志賀町では軽トラックが不足しているため、近隣の市町村の在住者であれば、一般応募のボランティアとは別枠で参加することができる。湯川さんは自前の軽トラックを持ちこんで志賀町に駆けつけた。
「自分の生まれ育った県ですからね。時間が許す限り、力になりたいと思っています」
もう一人、話を聞いたのは大阪市在住の高校2年生、樫井テツトさんだ。友達と高速バスで石川県入りして、今回、初めてのボランティアの参加となった。
「想像していたよりも大変でした。特に重いものを運ぶ作業は体力的にきつかったです」
しかし、得たものも大きかったようだ。
「被災地の様子を自分の目で見て、ボランティアとして参加できたことは、貴重な経験になりました。

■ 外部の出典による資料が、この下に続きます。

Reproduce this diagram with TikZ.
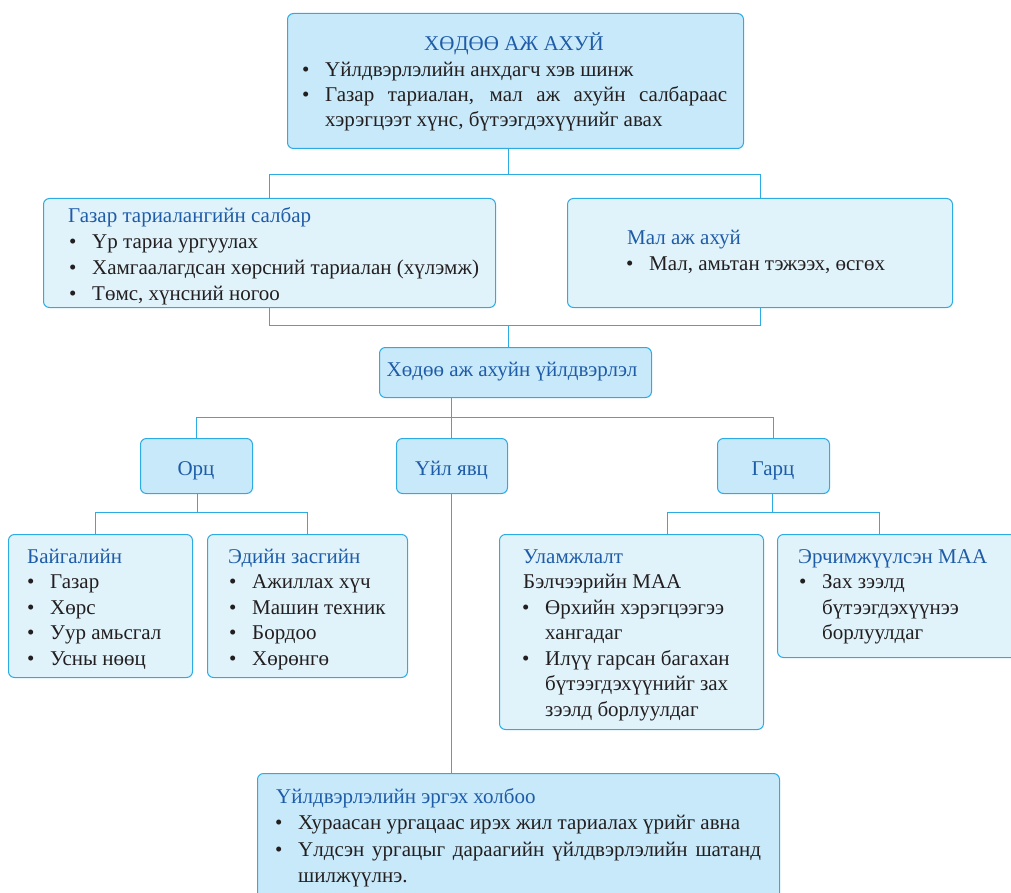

将来は人の役に立つ仕事がしたいと思っているので、この経験を生かしていきたいと思います」
「自分の目で見たい」と思う一次情報の重要性を理解している高校生がいれば、まだまだ日本の将来も捨てたものではないと思った。
「人手が足りないのは、傍目から見ても分かった」
今回、被災地で最も気になったのは、ボランティアセンターの人手不足だった。デジタル化によって業務の効率化が図られているものの、事務局の人手が足りないのは、傍目から見ても分かった。その点について、志賀町のボランティアセンターのスタッフに話を聞いてみた。
「全国の社会福祉協議会から、応援スタッフが駆けつけてくれているので、少しずつ人手不足は解消に向かっています。全国の企業や大学からもボランティアが駆けつけてくれて、地元の高校生たちも手伝ってくれています。ただ、もともとが小さな町なので、対応できるスタッフの数には限界があります」
今までいろいろな被災地を見てきたが、志賀町のボランティアセンターは高齢のスタッフが多いように思えた。年配の女性がスコップや工具などを運んでいる姿を見て、若い人が少ない地区での災害対応の難しさを改めて考えさせられた。
能登半島地震ボランティアの“ジレンマ”
ニュースなどでボランティア不足がたびたび議論されているが、この点に関しても解消には時間がかかると思った。
従来の災害だとボランティアが自分の車で現地入りするため、被災した住宅まで各自で移動することができた。